╭─ MATERIAL SHOWN
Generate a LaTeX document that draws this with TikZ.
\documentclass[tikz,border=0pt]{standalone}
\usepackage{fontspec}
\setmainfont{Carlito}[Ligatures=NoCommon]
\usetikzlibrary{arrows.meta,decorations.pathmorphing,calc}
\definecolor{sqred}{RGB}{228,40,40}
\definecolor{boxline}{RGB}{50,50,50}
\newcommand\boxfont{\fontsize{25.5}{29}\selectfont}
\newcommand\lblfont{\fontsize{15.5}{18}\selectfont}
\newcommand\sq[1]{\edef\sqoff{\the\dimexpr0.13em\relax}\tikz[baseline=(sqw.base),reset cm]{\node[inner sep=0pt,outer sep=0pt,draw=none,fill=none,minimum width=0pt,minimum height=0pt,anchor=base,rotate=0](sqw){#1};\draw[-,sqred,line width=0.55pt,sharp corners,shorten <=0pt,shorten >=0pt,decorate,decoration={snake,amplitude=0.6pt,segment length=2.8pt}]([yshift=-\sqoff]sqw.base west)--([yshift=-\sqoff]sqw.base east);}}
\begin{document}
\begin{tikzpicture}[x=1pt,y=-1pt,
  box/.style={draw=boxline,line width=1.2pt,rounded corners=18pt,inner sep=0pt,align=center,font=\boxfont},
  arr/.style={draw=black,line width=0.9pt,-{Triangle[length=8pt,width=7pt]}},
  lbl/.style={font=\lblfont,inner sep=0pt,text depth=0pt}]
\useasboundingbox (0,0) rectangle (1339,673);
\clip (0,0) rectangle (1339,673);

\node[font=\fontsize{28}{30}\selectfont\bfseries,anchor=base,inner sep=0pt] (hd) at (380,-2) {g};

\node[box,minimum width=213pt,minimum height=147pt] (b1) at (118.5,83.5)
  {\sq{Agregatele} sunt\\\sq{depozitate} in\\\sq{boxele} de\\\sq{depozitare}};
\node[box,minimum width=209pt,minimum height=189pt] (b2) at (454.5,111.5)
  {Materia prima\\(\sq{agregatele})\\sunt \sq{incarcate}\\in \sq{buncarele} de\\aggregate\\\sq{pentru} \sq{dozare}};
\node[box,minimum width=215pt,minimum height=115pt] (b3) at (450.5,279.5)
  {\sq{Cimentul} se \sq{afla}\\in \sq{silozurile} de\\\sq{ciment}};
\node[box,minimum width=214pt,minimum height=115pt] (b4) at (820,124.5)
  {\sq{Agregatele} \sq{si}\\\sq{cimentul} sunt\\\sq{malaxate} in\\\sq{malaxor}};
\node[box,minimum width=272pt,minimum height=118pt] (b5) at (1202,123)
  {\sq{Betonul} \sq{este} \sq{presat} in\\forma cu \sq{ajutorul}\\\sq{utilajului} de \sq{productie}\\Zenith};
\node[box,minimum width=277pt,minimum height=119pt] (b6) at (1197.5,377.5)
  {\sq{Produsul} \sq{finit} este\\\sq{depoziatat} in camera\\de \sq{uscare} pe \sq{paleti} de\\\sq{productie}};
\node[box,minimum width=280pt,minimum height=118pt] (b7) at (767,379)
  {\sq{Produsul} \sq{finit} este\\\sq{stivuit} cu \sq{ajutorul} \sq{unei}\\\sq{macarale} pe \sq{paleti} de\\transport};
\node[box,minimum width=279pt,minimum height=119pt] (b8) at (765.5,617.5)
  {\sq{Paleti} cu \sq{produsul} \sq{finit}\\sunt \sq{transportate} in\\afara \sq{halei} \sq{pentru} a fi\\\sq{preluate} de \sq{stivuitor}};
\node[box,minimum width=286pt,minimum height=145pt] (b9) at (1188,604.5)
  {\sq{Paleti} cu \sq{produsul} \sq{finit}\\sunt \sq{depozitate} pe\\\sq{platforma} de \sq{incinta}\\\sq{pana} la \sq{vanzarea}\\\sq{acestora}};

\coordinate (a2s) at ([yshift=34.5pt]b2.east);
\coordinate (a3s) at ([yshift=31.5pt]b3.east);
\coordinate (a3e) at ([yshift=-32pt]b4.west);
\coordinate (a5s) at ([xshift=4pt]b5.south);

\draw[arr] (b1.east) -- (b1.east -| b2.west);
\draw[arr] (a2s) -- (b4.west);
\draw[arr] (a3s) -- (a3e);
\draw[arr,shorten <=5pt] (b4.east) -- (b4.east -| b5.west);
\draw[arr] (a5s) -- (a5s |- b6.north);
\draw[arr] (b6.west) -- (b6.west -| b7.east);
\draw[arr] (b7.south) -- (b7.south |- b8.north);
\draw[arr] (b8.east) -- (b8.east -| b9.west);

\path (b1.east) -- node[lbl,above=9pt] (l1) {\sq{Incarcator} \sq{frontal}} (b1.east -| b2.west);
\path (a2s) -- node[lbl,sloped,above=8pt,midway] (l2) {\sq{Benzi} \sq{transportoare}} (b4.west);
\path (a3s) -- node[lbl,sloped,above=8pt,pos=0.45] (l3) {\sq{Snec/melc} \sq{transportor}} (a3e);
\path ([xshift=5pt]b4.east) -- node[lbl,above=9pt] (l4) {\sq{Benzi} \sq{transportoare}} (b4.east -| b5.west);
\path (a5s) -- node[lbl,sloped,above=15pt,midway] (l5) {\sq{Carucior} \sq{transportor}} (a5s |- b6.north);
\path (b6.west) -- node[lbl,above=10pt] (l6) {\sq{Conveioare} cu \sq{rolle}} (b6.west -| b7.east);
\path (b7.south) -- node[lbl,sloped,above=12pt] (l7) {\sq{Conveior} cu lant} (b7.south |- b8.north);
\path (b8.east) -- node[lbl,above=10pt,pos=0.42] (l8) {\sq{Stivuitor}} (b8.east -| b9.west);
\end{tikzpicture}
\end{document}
╰─
╭─ MATERIAL SHOWN
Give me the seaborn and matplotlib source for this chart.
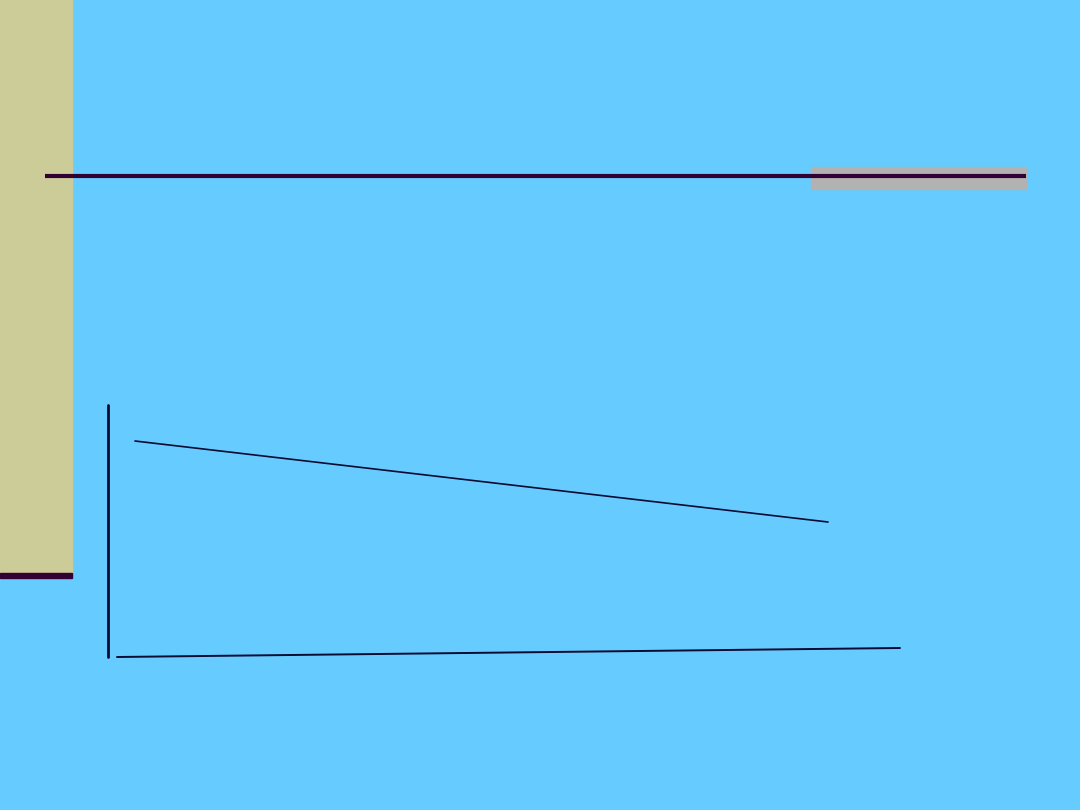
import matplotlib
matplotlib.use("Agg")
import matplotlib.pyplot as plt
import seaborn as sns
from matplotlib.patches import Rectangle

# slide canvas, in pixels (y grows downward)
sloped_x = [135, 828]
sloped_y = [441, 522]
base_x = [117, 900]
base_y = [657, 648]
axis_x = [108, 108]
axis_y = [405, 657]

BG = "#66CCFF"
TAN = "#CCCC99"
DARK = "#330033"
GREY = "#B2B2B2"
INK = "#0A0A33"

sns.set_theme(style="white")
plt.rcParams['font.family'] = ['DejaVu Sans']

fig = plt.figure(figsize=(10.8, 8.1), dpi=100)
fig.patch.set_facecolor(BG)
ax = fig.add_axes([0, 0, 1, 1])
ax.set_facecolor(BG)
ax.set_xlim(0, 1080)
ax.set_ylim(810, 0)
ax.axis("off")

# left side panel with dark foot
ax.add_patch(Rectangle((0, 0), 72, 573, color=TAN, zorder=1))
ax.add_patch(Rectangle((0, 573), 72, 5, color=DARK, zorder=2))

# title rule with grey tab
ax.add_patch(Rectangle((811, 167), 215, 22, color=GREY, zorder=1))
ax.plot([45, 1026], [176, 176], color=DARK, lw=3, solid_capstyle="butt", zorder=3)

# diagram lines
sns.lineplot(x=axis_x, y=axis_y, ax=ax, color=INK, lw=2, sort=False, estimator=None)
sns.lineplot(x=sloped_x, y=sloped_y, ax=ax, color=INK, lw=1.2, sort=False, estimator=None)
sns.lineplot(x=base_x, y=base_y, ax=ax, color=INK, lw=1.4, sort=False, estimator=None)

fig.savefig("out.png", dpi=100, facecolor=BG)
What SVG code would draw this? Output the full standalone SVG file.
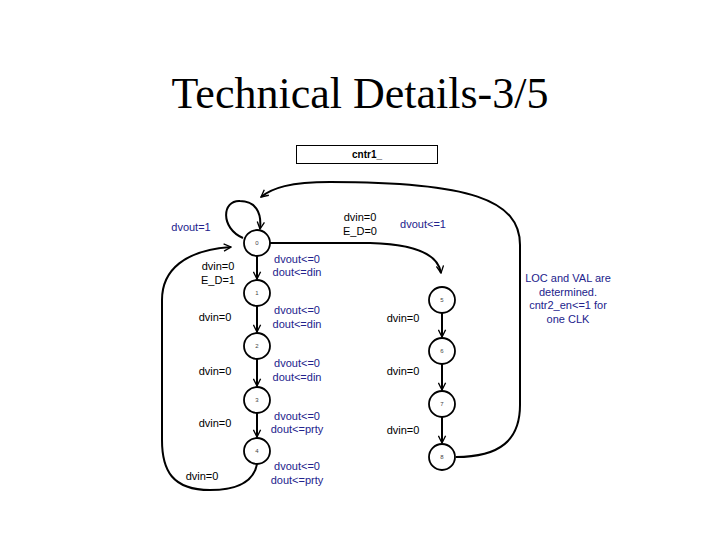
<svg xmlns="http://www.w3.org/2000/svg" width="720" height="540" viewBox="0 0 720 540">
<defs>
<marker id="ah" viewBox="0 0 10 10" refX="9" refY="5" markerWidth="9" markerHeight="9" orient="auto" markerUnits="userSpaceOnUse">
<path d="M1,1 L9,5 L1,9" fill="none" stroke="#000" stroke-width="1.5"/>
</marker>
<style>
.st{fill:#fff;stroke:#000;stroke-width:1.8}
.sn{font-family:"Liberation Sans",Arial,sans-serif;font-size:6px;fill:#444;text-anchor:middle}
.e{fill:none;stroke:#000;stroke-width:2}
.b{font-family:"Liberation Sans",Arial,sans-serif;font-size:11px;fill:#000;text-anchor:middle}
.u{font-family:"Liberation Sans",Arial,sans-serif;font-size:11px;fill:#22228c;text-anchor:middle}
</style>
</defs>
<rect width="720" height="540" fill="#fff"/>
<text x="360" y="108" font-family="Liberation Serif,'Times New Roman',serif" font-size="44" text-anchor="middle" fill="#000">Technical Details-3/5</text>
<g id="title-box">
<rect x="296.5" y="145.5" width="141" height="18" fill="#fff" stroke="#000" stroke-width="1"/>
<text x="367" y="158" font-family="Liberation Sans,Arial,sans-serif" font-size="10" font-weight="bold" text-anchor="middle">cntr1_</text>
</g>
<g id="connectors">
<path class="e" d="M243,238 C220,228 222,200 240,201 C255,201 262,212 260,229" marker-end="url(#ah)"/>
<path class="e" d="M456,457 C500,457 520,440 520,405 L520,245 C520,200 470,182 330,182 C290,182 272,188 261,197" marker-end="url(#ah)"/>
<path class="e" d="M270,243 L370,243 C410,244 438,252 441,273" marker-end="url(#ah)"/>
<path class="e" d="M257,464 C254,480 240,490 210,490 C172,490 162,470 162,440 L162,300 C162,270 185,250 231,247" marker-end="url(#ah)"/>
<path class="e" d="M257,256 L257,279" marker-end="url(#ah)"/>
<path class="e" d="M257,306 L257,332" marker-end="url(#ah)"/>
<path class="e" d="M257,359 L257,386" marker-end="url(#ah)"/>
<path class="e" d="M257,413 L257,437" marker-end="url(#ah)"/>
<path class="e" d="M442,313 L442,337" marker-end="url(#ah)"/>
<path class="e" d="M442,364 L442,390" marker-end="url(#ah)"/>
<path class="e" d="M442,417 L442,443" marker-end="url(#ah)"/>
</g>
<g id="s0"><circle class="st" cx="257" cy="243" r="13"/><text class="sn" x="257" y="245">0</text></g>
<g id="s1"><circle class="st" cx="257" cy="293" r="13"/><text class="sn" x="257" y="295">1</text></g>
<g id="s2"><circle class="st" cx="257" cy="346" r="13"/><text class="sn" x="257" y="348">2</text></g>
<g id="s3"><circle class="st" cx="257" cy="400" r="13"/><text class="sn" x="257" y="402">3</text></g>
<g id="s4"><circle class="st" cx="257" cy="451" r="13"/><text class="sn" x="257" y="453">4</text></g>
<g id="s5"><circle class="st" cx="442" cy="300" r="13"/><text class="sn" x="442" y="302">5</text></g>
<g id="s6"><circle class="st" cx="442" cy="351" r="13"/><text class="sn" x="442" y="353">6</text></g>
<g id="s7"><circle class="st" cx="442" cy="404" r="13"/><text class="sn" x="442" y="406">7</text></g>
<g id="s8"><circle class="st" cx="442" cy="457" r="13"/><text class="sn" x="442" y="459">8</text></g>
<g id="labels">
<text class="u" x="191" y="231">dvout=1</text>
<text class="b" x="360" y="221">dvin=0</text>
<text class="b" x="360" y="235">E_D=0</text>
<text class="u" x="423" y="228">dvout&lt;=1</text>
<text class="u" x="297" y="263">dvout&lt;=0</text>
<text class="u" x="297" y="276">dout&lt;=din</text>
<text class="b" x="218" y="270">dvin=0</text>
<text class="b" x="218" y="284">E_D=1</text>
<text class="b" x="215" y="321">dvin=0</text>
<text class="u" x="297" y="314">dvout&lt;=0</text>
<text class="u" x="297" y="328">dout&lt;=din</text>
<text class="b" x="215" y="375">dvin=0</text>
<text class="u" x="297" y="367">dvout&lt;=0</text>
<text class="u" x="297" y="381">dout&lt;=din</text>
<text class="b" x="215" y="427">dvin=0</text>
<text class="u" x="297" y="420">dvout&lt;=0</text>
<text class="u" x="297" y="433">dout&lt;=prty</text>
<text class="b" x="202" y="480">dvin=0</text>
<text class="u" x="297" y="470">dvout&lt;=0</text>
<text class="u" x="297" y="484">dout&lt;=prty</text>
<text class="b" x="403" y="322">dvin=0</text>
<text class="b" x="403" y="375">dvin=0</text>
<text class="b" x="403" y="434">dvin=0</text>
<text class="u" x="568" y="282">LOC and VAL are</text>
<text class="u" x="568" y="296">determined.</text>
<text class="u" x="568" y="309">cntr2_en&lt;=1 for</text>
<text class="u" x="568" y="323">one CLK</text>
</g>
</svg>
╰─
From the entries above, return each line with the word "matplotlib" in it.

*RESULT OF THIS EXERCISE*:
Give me the seaborn and matplotlib source for this chart.
import matplotlib
matplotlib.use("Agg")
import matplotlib.pyplot as plt
from matplotlib.patches import Rectangle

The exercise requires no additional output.